Hay varias maneras de vivir la vida. Pienso ahora en la del que la emplea en una causa que es para él más importante que la misma vida.
Y cuando digo “causa” no me refiero a la del científico o del artista que centran su existencia en el bien hacer, incluso en la abnegación, profesional. Me refiero a aquello que en mi juventud se llamaba “compromiso” (engagement).

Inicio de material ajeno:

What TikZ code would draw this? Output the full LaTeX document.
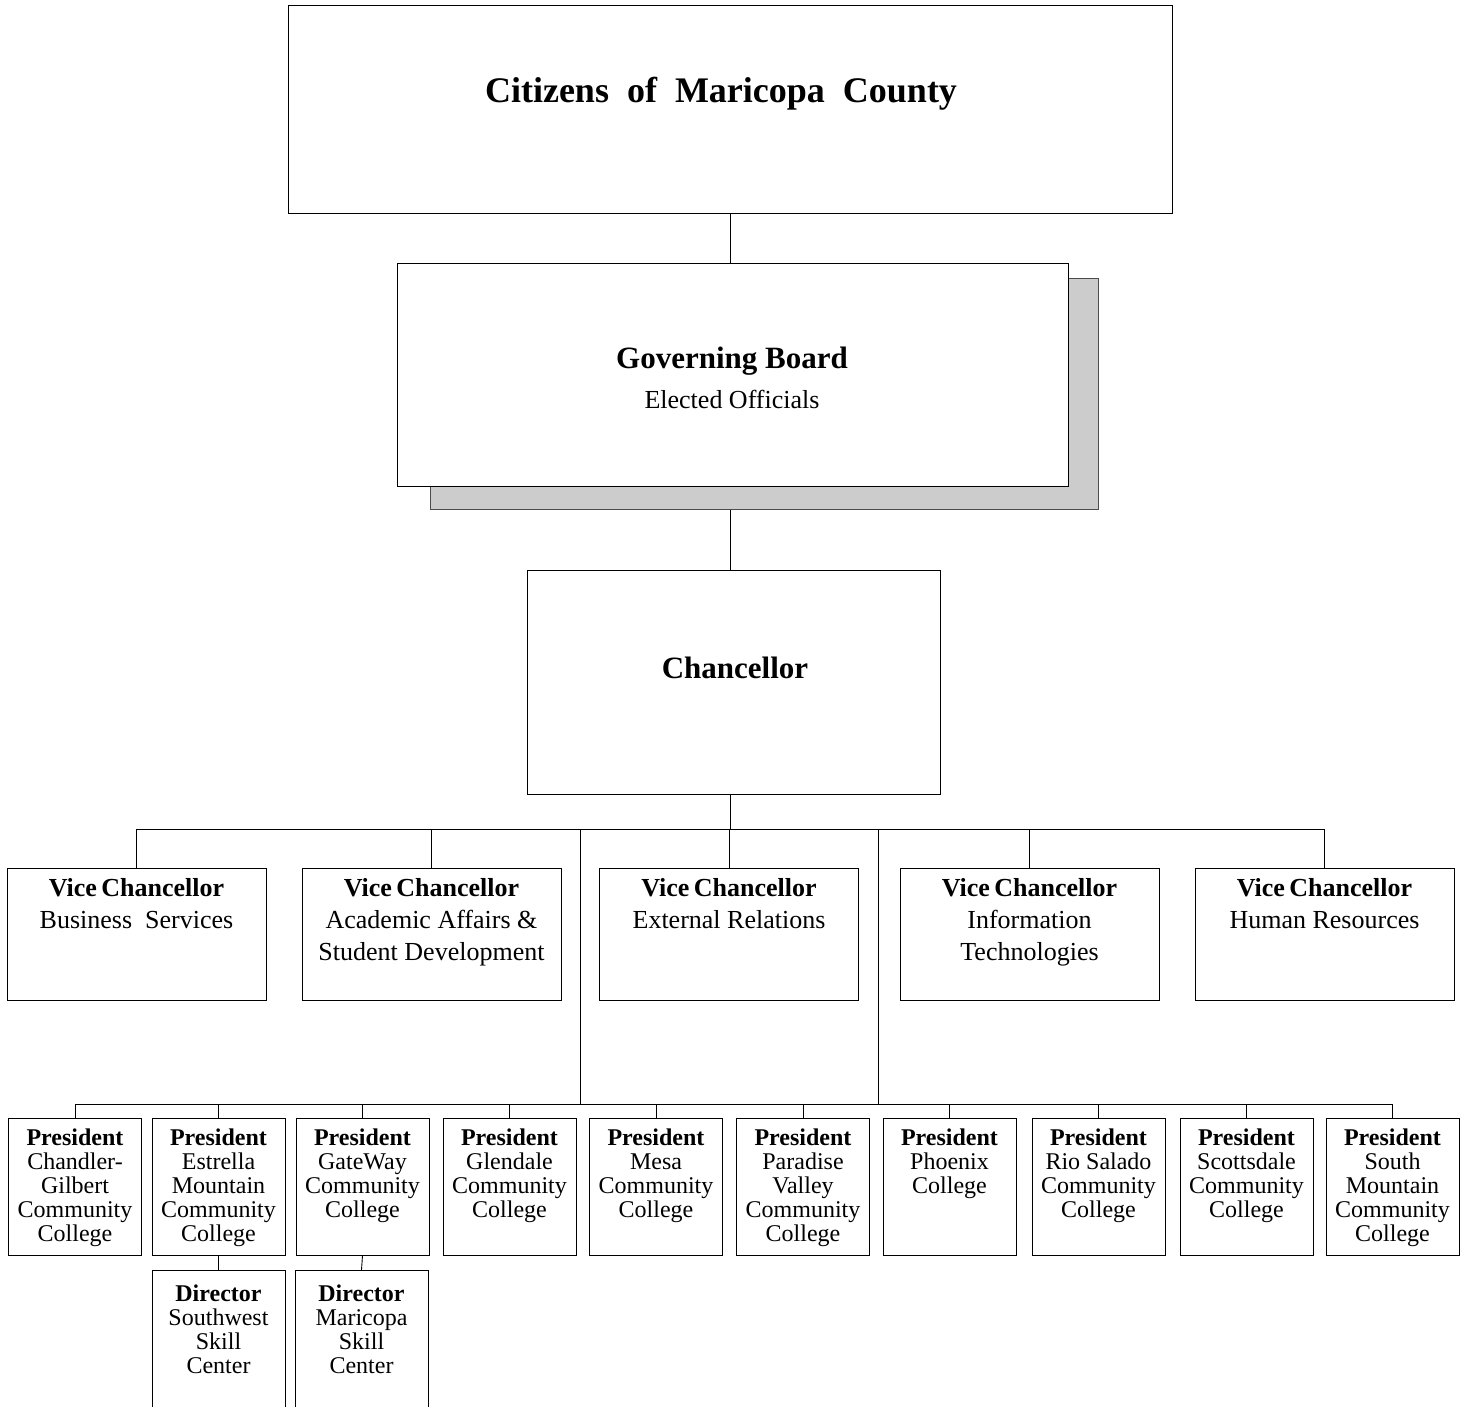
\documentclass[tikz,border=0pt]{standalone}
\usepackage{fontspec}
\setmainfont{Liberation Serif}
\usetikzlibrary{positioning}

\tikzset{
  box/.style={draw, line width=1pt, fill=white, inner sep=0pt},
  link/.style={line width=0.9pt},
  boxtext/.style={align=center, inner sep=0pt},
  vctext/.style={boxtext, font=\fontsize{26}{32}\selectfont},
  ptext/.style={boxtext, font=\fontsize{24}{24}\selectfont},
}

\begin{document}
\begin{tikzpicture}[x=1pt, y=-1pt]
  \useasboundingbox (0,0) rectangle (1467,1406);
  \clip (0,0) rectangle (1467,1406);

  % Citizens
  \node[box, minimum width=884pt, minimum height=208pt] (citizens) at (730,109) {};
  \node[boxtext, font=\fontsize{36}{40}\selectfont\bfseries] (citizenstext) at (721,94)
    {Citizens\ \ of\ \ Maricopa\ \ County};

  % Governing board with its shadow
  \node[box, draw=black!70, fill=black!20, minimum width=668pt, minimum height=231pt] (gbshadow) at (764,393.5) {};
  \node[box, minimum width=671pt, minimum height=223pt] (gb) at (732.5,374.5) {};
  \node[boxtext, font=\fontsize{26}{40}\selectfont] (gbtext) at (732,378)
    {{\fontsize{31}{40}\selectfont\bfseries Governing Board}\\Elected Officials};

  % Chancellor
  \node[box, minimum width=413pt, minimum height=224pt] (chancellor) at (733.5,682) {};
  \node[boxtext, font=\fontsize{31}{36}\selectfont\bfseries] (chancellortext) at (735,668) {Chancellor};

  \draw[link] (citizens.south) -- (citizens.south |- gb.north);
  \draw[link] (citizens.south |- gbshadow.south) -- (citizens.south |- chancellor.north);

  % Vice chancellors
  \foreach \i/\x/\txt in {1/136.5/{Business\ \ Services},
      2/431.5/{Academic Affairs \&\\Student Development},
      3/729/{External Relations},
      4/1029.5/{Information\\Technologies},
      5/1324.5/{Human Resources}} {
    \node[box, minimum width=259pt, minimum height=132pt] (vc\i) at (\x,934) {};
    \node[vctext, below=11pt of vc\i.north] (vc\i text) {\textbf{Vice\,Chancellor}\\\txt};
  }

  \coordinate (vcbus) at (0,829);
  \draw[link] (citizens.south |- chancellor.south) -- (citizens.south |- vcbus);
  \draw[link] (vc1.north) -- (vc1.north |- vcbus) -- (vc5.north |- vcbus) -- (vc5.north);
  \foreach \i in {2,3,4}
    \draw[link] (vc\i.north) -- (vc\i.north |- vcbus);

  % Branches down to the colleges
  \coordinate (lbranch) at (580,829);
  \coordinate (rbranch) at (878,829);
  \coordinate (pbus) at (0,1104);
  \draw[link] (lbranch) -- (lbranch |- pbus);
  \draw[link] (rbranch) -- (rbranch |- pbus);

  % Presidents
  \foreach \i/\x/\txt in {1/75/{Chandler-\\Gilbert\\Community\\College},
      2/218.5/{Estrella\\Mountain\\Community\\College},
      3/362.5/{GateWay\\Community\\College},
      4/509.5/{Glendale\\Community\\College},
      5/656/{Mesa\\Community\\College},
      6/803/{Paradise\\Valley\\Community\\College},
      7/949.5/{Phoenix\\College},
      8/1098.5/{Rio Salado\\Community\\College},
      9/1246.5/{Scottsdale\\Community\\College},
      10/1392.5/{South\\Mountain\\Community\\College}} {
    \node[box, minimum width=133pt, minimum height=137pt] (p\i) at (\x,1186.5) {};
    \node[ptext, below=11pt of p\i.north] (p\i text) {\textbf{President}\\\txt};
  }

  \draw[link] (p1.north) -- (p1.north |- pbus) -- (p10.north |- pbus) -- (p10.north);
  \foreach \i in {2,...,9}
    \draw[link] (p\i.north) -- (p\i.north |- pbus);

  % Directors
  \node[box, minimum width=133pt, minimum height=200pt, anchor=north] (d1) at (218.5,1270) {};
  \node[box, minimum width=133pt, minimum height=200pt, anchor=north] (d2) at (361.5,1270) {};
  \node[ptext, below=15pt of d1.north] (d1text) {\textbf{Director}\\Southwest\\Skill\\Center};
  \node[ptext, below=15pt of d2.north] (d2text) {\textbf{Director}\\Maricopa\\Skill\\Center};

  \draw[link, line width=1.8pt] (p2.south) -- (d1.north);
  \draw[link] (p3.south) -- (d2.north);
\end{tikzpicture}
\end{document}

Cierta añoranza, teñida de melancolía, pero en sentido inverso, es lo que expresa el párrafo leído. Es de Jorge Semprún, quien, en su ancianidad, se pregunta qué habría sido de su vida de no haberse entregado a la causa, no obstante las decepciones que la iban erosionado por el camino. Las personas incapaces de imaginarse entregadas a un compromiso serio, más serio e importante que la propia vida, no entenderán sus palabras. Para las otras, copio el texto:
Intenté imaginar mi vida sin el compromiso total, en cuerpo y alma, con la aventura del comunismo. Por aquel entonces, en 1960, se había apagado ya el fuego de mi primer fervor. No esperaba ya nada realmente creativo de la práctica del marxismo, ni aun depurado con mis desviaciones personales, todavía íntimas. Incluso la clandestinidad española, fraternal y pródiga en riquezas emocionales, dejaba traslucir sus defectos de ritual y de rutina. Así y todo, no alcanzaba a imaginar mi vida pasada sin ese compromiso total. Sin él, hubiese sido más cómoda, desde luego. Pero tal vez había sido necesaria toda esa locura, esa enajenación de uno mismo, esa exaltación, ese sabor amargo de un vínculo trascendente, esa ilusión por el futuro, ese sueño obstinado, esa racionalidad suntuosa pero contraria a todas las razones razonadoras y razonables, todo ese odio, ese amor, ese cariño a los compañeros desconocidos de la larga marcha interminable, esos retazos de cantos, de
Jorge Semprún, Adiós, luz de veranos. Trad. Javier Albiñana.